Five estate planning myths you may have fallen for

On Behalf of | Oct 23, 2014 | Trusts |

Estate planning may be one of the most misunderstood areas of law, especially when it comes to trusts. Unfortunately, these misunderstandings can be very costly and can result in years of conflict, potentially tearing families apart. Here are five of the most common myths relating to trusts and estate planning. Have you fallen for any of them?

Myth No. 1: Only the wealthy need a trust. Many people think that they don’t need a trust if they aren’t wealthy, but this isn’t true. A trust can benefit any person who has property that they don’t want to go through a very public and expensive probate process.

Myth No. 2: All you need to do is create a trust and everything will be taken care of.  Some people create a trust and then forget the most important step, funding it with assets. Think of the trust as just the structure that is created to keep your assets in.

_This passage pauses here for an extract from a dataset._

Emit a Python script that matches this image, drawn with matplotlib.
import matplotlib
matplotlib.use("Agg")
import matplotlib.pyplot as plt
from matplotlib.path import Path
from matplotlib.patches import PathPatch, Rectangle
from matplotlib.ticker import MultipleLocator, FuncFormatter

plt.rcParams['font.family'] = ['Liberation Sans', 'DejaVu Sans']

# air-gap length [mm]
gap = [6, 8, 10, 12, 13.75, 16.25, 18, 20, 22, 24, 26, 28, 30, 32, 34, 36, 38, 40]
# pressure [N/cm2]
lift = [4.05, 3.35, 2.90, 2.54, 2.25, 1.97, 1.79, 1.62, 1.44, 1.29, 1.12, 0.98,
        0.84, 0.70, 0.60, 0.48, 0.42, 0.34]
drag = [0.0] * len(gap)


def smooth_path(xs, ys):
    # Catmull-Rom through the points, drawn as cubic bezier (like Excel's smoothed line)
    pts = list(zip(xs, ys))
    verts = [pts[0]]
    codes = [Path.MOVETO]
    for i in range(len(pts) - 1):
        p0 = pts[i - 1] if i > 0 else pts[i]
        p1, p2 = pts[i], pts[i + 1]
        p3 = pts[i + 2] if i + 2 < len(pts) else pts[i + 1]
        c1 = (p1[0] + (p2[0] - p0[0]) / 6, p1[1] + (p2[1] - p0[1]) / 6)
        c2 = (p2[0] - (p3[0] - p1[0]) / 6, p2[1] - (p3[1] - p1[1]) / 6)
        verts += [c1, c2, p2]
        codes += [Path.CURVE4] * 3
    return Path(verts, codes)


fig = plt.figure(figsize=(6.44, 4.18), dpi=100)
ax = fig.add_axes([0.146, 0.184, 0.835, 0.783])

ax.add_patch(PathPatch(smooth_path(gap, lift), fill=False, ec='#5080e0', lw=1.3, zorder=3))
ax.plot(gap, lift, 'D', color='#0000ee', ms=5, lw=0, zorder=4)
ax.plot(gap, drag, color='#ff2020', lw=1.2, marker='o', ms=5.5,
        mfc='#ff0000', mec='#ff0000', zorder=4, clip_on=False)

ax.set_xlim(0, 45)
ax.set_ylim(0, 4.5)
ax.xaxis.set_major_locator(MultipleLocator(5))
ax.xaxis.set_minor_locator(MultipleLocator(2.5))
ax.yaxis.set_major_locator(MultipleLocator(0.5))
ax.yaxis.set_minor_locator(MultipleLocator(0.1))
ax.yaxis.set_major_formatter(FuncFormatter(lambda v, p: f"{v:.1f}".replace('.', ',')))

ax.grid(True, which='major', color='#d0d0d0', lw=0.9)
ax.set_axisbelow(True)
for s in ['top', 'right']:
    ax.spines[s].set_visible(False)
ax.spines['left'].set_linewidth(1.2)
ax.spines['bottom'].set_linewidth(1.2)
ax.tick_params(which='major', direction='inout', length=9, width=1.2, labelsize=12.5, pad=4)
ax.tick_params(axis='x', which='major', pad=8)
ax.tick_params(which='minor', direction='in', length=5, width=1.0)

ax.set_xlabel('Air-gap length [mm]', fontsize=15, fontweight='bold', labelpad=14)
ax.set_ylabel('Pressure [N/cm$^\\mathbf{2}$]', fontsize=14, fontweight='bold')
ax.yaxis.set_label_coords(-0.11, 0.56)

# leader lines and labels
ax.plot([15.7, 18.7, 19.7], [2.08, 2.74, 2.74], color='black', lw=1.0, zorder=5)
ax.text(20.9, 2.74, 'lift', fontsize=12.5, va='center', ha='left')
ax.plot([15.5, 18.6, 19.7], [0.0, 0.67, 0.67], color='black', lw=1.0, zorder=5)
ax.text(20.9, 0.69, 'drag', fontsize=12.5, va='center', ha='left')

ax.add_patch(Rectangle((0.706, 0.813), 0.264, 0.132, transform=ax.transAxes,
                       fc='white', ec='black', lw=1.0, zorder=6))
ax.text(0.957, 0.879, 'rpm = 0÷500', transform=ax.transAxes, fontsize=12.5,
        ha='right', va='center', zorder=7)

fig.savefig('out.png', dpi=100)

Myth No. 3: You only need to think about your estate plan once. Since life is full of changes, it’s likely that you will have to revisit your estate plan numerous times. For example, do you still want a couple you designated to be your children’s guardians if they have gone through divorce?

Myth No. 4: A do-it-yourself will or trust will do the trick. These days, you can find DIY instructions for just about anything on the Internet, including wills and trusts. However, if you fail to consult an experienced estate planning lawyer you can be sure that you left something out of your plan, and it could be very costly.

Myth No. 5: You should pick a family member to be your trustee. It’s often wise to choose a corporate trustee or another third party instead of a family member as a trustee because it could prevent family conflict from arising. Your loved ones might thank you later.